» EXTRACTED DATA
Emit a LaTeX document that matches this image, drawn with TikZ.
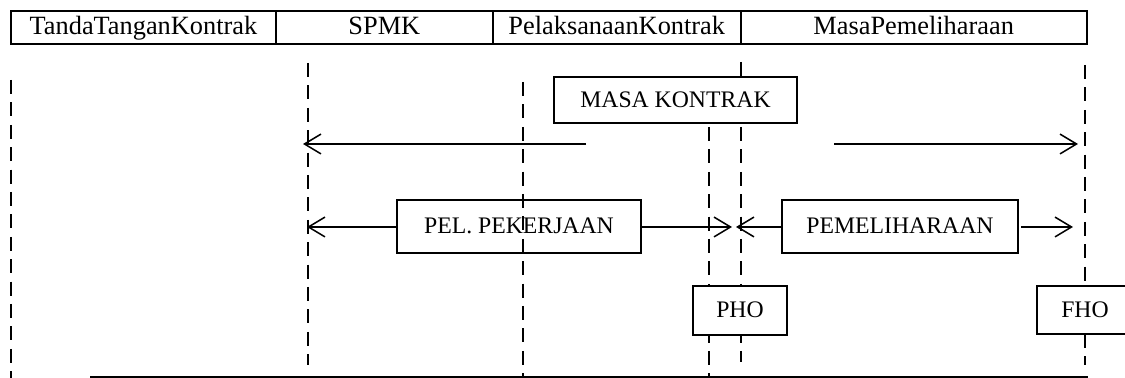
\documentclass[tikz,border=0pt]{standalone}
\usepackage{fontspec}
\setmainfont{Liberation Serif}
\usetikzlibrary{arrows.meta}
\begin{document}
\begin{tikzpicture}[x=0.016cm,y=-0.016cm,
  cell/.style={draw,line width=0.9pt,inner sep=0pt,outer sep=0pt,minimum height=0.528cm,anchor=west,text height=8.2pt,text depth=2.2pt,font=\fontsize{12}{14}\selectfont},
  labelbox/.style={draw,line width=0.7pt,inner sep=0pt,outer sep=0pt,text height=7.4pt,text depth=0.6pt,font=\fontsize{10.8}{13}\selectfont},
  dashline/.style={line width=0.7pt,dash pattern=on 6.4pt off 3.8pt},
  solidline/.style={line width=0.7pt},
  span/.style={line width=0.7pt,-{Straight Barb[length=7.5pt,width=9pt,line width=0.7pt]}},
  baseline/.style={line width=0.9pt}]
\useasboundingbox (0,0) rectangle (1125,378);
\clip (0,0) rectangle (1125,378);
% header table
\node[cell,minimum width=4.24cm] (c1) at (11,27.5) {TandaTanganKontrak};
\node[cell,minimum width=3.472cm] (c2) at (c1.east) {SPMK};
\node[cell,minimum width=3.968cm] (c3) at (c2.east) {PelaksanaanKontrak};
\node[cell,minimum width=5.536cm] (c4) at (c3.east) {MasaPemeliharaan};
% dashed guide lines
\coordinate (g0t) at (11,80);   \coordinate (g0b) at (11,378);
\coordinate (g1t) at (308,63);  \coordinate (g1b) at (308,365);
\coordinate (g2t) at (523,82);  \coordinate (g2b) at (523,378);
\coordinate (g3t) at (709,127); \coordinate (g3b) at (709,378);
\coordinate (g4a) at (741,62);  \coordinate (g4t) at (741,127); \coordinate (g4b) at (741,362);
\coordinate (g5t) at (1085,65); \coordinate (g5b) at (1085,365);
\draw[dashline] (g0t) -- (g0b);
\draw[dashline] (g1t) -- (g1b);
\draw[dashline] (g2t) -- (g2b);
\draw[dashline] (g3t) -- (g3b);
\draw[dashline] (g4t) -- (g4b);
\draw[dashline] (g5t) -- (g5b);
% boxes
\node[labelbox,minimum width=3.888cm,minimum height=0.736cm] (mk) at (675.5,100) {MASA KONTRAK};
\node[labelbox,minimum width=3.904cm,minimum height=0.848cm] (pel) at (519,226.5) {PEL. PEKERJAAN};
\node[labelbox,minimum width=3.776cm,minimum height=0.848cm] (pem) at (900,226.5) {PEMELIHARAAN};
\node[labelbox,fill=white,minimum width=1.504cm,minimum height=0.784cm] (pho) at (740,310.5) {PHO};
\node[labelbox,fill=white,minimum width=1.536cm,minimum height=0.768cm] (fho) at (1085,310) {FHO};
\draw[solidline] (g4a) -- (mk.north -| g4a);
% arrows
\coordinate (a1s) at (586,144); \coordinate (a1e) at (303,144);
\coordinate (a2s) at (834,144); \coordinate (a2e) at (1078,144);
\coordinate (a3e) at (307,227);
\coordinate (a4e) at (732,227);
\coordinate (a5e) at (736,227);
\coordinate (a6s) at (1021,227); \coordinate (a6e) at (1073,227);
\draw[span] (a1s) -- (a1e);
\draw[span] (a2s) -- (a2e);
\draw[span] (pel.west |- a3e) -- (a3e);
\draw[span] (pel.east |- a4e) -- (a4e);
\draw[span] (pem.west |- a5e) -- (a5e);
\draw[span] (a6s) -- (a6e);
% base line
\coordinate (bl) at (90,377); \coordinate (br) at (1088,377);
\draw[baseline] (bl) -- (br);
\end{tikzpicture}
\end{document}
--
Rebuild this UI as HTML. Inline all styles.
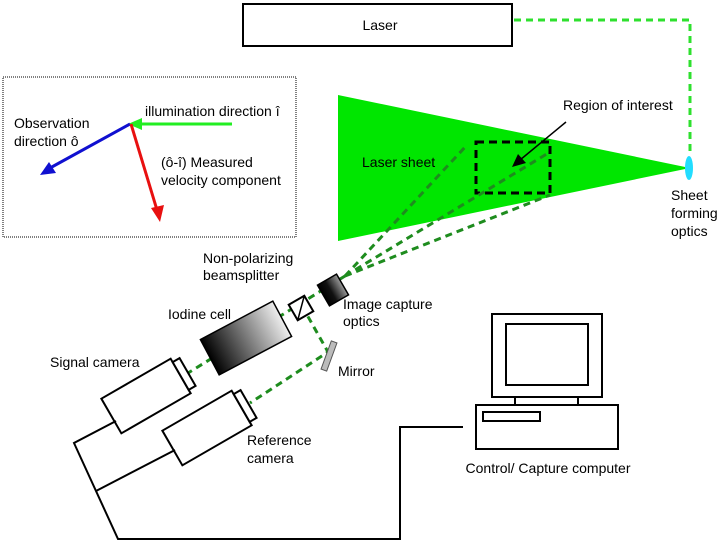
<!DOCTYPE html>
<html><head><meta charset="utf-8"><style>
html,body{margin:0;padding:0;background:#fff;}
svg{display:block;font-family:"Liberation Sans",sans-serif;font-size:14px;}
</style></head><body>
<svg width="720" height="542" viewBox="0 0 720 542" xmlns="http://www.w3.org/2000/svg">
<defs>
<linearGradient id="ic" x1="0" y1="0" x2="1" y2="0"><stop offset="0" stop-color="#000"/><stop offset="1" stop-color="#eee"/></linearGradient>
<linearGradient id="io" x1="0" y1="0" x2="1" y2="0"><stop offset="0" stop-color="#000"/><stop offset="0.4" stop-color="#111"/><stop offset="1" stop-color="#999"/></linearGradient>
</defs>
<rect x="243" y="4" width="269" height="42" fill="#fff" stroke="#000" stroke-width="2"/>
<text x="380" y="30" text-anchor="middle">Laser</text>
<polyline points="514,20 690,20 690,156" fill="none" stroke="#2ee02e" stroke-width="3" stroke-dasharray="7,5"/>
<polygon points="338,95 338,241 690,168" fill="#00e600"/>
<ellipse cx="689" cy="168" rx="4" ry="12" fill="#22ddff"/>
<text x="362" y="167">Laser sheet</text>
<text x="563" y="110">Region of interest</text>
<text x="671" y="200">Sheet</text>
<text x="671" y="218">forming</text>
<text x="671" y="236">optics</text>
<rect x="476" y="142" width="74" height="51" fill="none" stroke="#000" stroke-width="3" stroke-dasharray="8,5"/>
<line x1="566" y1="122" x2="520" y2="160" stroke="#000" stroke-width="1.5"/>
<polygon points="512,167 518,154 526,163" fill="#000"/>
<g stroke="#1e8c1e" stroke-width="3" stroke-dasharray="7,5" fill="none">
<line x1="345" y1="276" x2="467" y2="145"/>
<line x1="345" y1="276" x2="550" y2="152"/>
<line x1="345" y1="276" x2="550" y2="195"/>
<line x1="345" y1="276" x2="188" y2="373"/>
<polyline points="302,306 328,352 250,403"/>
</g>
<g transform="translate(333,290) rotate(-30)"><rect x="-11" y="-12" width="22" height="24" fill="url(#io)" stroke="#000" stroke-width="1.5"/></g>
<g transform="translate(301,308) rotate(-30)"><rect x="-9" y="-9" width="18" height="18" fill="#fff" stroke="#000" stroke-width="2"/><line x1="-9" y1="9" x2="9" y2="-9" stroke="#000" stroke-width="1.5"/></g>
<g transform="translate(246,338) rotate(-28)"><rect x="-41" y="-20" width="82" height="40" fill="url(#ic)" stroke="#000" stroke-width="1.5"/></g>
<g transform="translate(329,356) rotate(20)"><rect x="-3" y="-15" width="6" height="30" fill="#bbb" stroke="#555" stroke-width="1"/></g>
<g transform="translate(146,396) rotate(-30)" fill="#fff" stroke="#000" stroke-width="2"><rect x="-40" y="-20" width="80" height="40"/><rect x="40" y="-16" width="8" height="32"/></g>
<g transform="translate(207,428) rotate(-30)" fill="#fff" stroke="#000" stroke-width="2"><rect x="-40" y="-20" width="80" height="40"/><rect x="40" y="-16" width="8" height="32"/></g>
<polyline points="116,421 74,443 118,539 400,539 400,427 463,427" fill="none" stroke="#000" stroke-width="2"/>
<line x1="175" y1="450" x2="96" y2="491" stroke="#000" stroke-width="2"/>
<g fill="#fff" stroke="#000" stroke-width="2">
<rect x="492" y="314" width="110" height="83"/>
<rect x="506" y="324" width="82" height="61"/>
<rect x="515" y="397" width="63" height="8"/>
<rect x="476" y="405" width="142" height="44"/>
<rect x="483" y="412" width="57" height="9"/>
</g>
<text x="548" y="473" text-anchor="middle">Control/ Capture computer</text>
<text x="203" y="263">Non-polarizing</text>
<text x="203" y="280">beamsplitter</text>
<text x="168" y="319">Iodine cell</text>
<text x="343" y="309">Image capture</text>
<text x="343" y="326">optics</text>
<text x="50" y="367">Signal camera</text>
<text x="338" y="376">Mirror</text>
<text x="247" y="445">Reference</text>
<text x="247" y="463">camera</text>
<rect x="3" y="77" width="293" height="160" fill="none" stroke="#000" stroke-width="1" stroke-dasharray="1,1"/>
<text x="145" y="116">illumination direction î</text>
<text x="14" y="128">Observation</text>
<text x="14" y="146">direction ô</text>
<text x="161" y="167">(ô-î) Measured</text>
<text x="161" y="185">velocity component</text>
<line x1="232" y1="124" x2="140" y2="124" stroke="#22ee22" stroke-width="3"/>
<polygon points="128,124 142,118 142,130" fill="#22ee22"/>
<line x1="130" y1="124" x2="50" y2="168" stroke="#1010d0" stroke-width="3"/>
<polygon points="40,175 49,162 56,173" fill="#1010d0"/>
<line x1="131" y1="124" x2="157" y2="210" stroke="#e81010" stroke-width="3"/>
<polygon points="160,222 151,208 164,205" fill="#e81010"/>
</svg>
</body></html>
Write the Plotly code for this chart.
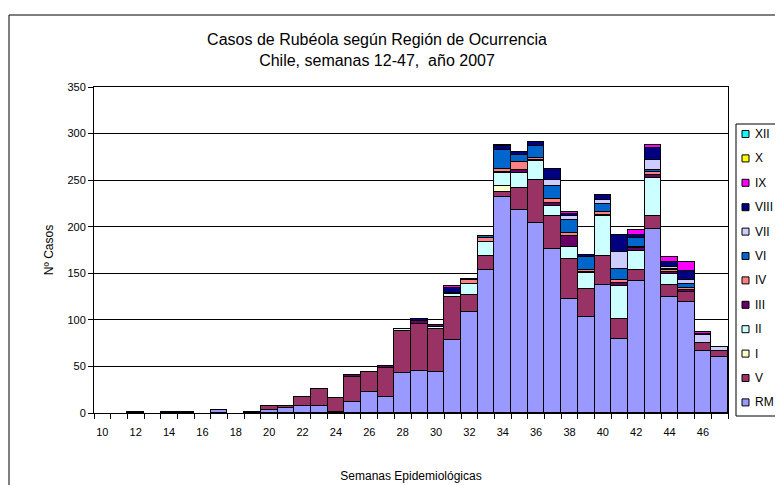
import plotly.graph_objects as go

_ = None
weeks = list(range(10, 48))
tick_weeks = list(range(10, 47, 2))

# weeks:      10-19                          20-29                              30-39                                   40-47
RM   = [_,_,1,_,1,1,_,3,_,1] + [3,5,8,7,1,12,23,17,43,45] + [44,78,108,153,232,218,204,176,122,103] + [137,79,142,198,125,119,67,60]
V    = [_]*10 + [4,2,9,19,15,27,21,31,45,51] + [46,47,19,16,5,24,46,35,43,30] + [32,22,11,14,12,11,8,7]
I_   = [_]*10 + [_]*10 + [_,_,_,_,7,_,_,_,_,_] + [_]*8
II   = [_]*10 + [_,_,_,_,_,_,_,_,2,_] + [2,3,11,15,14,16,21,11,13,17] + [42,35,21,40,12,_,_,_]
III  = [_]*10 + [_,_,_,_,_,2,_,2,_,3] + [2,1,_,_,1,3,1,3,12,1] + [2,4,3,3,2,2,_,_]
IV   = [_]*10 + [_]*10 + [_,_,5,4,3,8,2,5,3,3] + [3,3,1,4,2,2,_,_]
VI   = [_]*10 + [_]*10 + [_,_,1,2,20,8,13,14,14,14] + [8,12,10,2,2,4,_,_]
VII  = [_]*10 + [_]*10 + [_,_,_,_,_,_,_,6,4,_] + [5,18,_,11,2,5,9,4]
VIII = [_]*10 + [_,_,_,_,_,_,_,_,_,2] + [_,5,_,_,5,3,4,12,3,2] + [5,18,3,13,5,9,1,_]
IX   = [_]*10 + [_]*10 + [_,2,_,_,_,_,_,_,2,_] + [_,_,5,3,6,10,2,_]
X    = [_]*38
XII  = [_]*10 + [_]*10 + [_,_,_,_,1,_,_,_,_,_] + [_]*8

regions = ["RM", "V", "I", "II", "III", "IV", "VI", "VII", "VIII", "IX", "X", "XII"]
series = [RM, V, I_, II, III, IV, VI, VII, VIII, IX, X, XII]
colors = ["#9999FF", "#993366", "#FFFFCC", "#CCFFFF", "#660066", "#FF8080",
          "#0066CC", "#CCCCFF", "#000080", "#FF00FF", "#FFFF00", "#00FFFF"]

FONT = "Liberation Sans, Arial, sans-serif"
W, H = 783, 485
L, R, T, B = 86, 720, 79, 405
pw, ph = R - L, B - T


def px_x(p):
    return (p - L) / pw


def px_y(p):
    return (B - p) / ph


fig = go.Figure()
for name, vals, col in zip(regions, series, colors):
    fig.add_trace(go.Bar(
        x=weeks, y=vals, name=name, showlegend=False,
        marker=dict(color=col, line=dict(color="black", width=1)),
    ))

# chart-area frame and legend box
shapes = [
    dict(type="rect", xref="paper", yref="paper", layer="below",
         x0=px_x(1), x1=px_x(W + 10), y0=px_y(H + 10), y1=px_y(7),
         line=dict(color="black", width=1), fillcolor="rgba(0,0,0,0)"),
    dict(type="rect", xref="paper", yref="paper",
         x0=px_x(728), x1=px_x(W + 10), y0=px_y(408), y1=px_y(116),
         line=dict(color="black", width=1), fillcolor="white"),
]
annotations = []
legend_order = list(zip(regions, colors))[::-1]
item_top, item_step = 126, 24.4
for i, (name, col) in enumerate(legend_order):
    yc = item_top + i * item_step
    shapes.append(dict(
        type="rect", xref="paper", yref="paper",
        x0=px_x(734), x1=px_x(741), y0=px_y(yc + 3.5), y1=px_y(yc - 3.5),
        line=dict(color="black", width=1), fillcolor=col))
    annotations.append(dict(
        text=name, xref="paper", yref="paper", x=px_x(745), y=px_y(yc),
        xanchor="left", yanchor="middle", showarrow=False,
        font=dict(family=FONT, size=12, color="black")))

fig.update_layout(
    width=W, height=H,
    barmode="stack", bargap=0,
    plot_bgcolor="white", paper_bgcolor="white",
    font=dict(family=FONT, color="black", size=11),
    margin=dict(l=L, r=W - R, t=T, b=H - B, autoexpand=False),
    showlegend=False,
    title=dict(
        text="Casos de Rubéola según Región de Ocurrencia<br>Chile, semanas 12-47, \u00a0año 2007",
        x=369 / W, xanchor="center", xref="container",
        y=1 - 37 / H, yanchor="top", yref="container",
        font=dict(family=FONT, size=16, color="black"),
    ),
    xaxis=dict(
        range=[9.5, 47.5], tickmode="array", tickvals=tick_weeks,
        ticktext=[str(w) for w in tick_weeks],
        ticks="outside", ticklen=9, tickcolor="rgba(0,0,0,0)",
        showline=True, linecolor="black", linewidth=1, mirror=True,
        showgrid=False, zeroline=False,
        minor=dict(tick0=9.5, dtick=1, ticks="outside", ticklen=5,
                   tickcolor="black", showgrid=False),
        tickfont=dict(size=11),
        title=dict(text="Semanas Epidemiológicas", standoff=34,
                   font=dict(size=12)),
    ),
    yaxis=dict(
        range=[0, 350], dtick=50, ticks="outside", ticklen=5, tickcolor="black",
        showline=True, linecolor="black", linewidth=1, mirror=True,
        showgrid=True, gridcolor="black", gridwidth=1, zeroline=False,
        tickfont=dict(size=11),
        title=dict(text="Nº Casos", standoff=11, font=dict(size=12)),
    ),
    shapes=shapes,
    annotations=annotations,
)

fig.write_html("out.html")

» DESCRIPTION OF THE TASK
Nothing but the lines from the one containing "Write the Plotly code for this chart." through the one containing "tick_weeks = list(range(10, 47, 2))" should be written out, exactly and with both ends. Pictures are left out.

» SOLUTION FOR THIS EXERCISE
Write the Plotly code for this chart.
import plotly.graph_objects as go

_ = None
weeks = list(range(10, 48))
tick_weeks = list(range(10, 47, 2))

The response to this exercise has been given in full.